DATASET SECTION:
____________________

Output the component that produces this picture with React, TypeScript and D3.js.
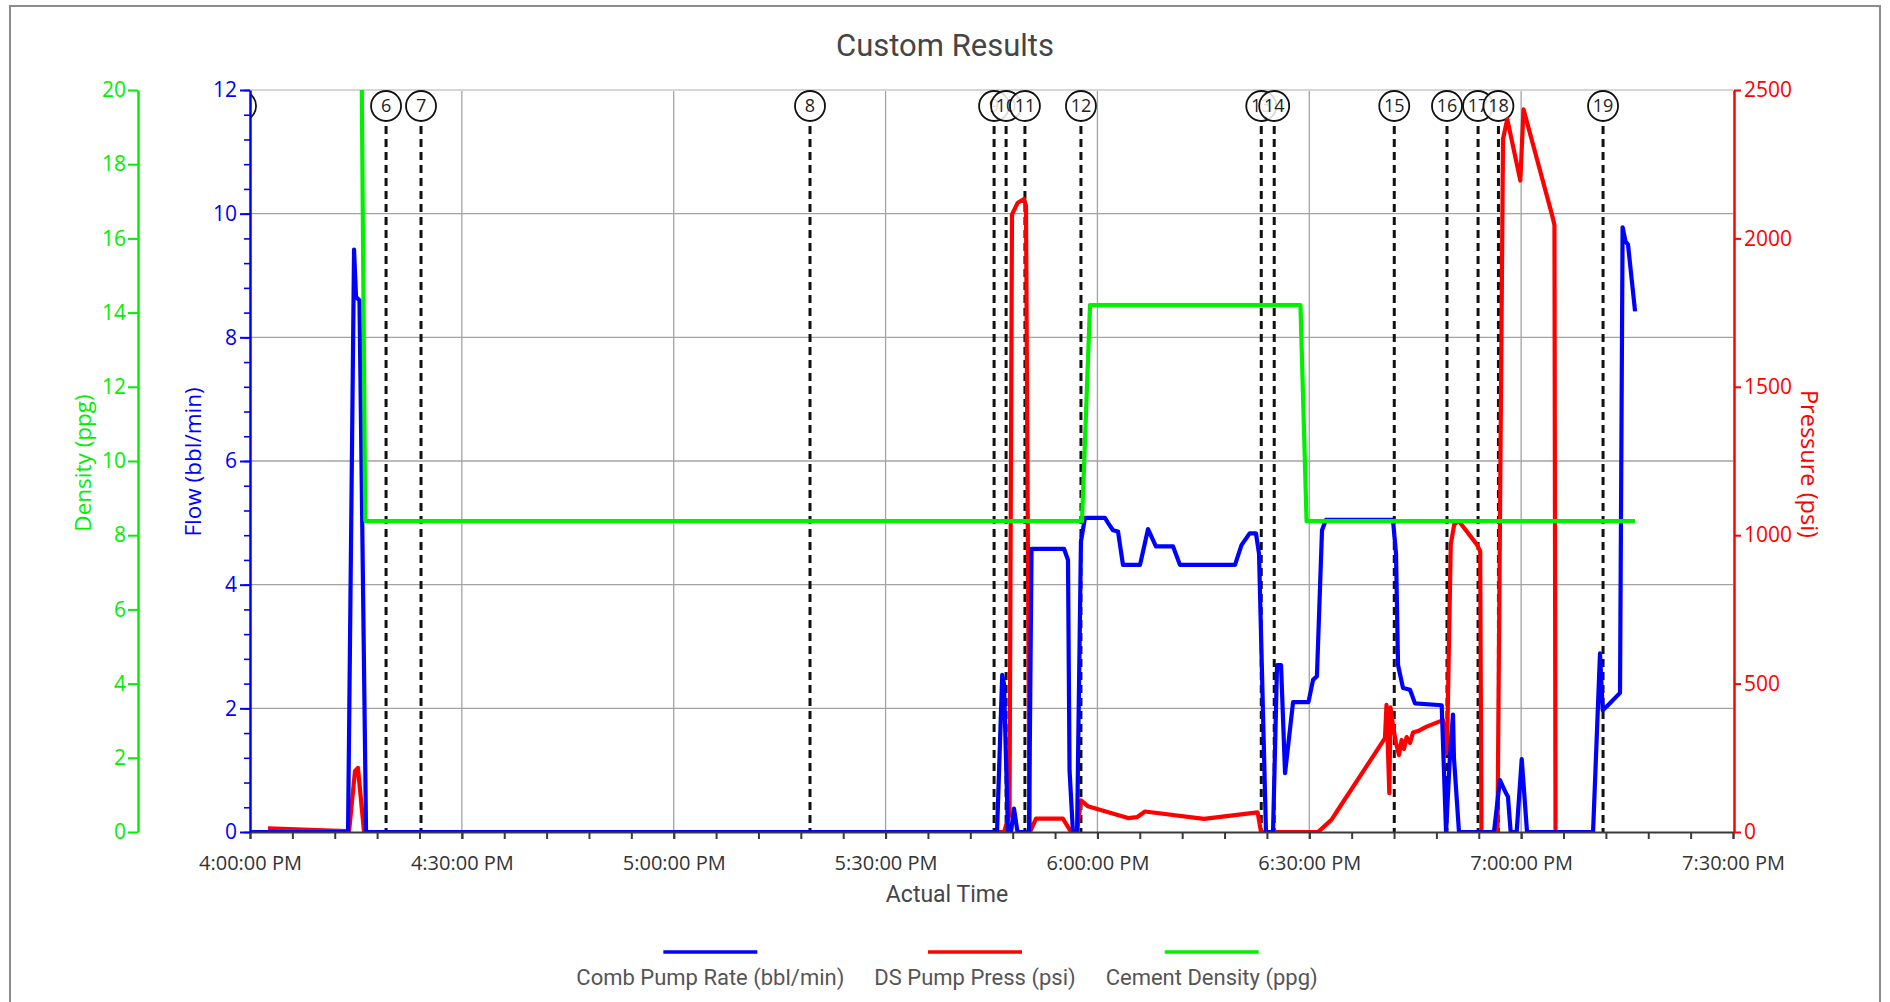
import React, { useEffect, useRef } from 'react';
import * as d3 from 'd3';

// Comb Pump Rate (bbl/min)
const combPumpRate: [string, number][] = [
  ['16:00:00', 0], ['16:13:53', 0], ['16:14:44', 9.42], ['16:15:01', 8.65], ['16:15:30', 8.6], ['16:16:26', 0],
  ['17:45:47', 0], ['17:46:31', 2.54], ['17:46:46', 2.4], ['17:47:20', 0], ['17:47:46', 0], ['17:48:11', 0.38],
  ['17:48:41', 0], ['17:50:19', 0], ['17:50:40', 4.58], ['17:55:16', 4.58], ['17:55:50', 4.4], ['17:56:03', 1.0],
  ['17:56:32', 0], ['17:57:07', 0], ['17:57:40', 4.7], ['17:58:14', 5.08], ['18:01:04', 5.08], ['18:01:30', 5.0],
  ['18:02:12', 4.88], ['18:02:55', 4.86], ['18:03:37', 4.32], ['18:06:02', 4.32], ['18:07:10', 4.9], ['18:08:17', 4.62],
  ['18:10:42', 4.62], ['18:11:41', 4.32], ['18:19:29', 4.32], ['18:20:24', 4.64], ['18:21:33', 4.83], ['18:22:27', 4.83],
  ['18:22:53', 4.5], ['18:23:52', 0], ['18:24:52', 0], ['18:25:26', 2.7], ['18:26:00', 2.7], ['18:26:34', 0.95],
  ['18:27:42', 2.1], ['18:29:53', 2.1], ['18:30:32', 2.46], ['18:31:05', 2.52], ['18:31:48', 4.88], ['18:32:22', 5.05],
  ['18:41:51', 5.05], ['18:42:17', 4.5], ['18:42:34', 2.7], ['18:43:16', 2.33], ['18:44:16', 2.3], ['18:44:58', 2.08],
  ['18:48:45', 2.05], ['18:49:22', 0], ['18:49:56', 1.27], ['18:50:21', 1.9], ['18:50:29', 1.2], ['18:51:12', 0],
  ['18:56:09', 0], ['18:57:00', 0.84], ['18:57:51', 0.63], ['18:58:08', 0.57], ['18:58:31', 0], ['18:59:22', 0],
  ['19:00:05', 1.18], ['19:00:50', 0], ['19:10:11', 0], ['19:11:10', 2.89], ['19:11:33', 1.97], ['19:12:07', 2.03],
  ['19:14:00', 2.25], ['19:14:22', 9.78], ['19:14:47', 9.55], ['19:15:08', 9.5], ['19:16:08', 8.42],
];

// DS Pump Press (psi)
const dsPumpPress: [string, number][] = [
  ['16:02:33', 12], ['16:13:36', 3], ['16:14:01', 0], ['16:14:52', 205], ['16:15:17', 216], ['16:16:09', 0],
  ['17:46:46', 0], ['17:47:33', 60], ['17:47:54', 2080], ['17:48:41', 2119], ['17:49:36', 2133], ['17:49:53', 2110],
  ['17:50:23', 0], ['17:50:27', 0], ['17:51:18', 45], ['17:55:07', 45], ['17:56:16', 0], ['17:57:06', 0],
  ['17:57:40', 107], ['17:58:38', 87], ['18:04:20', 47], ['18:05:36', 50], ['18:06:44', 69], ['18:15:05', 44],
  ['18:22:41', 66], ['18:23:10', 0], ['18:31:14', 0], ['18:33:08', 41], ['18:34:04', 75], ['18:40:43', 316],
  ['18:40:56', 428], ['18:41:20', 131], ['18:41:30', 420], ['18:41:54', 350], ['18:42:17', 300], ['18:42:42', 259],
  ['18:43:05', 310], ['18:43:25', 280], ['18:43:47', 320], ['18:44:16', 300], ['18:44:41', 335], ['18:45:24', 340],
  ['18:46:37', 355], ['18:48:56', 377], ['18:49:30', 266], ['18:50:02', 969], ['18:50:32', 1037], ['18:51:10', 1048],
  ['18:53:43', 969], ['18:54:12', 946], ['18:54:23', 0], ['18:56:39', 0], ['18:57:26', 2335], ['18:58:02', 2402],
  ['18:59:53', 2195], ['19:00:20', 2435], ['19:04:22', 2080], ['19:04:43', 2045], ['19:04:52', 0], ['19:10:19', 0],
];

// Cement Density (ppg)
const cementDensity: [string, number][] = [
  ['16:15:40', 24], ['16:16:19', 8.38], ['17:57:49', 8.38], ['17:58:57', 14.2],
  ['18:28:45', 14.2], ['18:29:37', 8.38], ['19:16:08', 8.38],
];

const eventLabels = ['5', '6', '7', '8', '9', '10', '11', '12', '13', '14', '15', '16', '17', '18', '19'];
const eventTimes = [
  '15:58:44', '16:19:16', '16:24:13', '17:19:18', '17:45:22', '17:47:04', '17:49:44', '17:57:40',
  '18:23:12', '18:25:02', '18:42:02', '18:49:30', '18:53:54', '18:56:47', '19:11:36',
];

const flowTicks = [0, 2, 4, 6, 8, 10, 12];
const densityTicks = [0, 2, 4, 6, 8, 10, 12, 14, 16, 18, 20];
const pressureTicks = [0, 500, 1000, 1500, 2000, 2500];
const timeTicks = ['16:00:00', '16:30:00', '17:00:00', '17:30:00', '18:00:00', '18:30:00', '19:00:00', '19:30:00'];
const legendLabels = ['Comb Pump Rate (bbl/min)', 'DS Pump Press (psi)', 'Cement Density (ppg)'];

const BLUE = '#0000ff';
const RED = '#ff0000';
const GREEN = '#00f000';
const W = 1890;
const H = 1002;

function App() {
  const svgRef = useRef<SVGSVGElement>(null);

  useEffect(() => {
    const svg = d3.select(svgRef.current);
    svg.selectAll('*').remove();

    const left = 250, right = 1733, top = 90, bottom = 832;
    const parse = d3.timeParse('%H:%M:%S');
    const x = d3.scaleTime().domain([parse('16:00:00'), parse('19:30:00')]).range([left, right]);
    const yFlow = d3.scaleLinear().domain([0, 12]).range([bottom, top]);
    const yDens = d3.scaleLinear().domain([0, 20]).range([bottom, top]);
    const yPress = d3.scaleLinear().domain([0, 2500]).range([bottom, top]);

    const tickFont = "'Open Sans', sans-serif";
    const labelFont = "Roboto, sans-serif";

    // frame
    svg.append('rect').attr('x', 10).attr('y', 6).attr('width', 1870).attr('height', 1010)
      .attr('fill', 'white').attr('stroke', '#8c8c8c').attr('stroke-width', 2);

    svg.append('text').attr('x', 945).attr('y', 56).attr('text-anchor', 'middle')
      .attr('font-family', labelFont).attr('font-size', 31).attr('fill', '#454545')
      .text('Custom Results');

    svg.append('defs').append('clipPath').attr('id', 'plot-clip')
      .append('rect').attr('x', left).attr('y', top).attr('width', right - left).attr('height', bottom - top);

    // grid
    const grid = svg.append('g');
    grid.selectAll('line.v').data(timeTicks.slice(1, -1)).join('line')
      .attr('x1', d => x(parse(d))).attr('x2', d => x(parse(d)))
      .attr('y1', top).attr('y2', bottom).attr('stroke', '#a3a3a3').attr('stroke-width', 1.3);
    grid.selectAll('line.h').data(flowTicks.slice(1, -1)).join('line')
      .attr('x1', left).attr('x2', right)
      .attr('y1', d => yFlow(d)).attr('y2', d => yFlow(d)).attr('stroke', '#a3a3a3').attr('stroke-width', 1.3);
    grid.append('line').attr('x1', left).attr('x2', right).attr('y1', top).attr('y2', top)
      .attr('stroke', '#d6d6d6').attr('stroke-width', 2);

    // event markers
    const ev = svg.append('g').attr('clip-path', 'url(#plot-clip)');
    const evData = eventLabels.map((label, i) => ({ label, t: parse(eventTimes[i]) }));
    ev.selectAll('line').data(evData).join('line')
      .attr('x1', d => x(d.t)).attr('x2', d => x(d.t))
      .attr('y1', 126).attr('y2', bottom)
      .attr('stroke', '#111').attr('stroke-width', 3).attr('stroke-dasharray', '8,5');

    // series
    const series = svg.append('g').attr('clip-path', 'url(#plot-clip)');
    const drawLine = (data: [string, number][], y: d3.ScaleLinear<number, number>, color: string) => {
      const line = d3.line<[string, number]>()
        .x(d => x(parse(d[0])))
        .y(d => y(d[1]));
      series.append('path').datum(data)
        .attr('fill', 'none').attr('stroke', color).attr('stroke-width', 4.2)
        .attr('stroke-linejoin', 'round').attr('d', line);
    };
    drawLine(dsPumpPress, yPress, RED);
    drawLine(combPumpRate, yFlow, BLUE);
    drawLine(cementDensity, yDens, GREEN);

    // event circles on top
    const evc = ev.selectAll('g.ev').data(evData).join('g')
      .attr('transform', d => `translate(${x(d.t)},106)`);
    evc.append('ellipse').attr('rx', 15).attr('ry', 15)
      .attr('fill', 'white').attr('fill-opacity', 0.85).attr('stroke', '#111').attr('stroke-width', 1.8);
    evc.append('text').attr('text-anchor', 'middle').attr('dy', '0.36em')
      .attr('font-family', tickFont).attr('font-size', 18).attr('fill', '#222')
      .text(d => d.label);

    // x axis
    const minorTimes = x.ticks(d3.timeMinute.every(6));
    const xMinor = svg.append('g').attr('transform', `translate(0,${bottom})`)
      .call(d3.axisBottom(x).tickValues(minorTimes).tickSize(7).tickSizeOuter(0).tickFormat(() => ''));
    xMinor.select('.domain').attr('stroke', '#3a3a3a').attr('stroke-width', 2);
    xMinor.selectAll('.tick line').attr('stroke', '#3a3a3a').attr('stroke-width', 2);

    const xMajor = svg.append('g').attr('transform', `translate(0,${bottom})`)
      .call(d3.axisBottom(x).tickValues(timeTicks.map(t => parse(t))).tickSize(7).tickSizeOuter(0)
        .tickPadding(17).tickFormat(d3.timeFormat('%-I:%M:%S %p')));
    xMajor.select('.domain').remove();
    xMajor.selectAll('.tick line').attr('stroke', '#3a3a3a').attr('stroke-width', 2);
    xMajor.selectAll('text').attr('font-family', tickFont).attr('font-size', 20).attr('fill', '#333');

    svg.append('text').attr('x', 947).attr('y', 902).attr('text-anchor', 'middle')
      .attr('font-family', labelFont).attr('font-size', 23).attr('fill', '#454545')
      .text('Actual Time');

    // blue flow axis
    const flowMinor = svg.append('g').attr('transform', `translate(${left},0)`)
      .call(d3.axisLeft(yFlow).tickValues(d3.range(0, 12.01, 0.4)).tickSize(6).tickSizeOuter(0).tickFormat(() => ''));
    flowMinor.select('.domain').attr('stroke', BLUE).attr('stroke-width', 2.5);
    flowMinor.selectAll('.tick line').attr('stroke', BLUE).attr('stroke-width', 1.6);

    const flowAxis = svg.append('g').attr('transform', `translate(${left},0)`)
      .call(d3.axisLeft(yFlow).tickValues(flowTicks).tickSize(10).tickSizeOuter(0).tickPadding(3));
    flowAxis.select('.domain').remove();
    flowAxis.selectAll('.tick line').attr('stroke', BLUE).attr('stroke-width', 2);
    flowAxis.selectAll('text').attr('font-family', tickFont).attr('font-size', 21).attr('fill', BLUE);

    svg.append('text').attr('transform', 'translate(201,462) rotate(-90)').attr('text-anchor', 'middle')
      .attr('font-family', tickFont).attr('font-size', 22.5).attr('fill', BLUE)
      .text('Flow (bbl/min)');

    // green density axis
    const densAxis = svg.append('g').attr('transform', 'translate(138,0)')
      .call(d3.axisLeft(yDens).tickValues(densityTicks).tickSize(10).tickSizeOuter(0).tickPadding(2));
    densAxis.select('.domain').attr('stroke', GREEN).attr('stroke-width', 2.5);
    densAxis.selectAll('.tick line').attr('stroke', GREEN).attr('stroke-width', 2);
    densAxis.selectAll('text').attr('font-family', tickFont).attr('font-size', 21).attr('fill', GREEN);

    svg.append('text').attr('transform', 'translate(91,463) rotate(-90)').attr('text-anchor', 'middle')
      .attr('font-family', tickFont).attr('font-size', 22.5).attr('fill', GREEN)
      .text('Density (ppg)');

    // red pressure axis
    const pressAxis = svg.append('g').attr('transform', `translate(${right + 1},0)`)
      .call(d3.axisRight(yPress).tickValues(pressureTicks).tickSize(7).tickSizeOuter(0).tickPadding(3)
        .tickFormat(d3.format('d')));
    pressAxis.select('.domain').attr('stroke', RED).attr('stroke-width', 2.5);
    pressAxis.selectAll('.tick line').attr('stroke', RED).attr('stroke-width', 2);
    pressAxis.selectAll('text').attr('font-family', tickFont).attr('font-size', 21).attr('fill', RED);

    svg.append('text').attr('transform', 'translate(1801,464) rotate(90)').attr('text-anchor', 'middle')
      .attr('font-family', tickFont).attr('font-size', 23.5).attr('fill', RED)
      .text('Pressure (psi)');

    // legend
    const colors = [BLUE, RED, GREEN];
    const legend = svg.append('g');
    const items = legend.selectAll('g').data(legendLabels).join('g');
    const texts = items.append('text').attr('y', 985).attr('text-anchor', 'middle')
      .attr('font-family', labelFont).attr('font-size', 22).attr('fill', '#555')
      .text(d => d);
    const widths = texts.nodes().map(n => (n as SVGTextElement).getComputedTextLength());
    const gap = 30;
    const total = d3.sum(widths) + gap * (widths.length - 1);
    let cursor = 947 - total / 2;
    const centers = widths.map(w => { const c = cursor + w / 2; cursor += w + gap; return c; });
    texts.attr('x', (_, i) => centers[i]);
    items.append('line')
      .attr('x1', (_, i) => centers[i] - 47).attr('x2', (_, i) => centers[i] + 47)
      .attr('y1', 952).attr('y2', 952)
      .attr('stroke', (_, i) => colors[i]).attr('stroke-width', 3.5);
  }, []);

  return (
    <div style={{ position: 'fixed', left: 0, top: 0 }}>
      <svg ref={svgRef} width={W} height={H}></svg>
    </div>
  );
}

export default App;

____________________

Gather every line containing the word "React" and copy it.

WRITTEN RESPONSE:
Output the component that produces this picture with React, TypeScript and D3.js.
import React, { useEffect, useRef } from 'react';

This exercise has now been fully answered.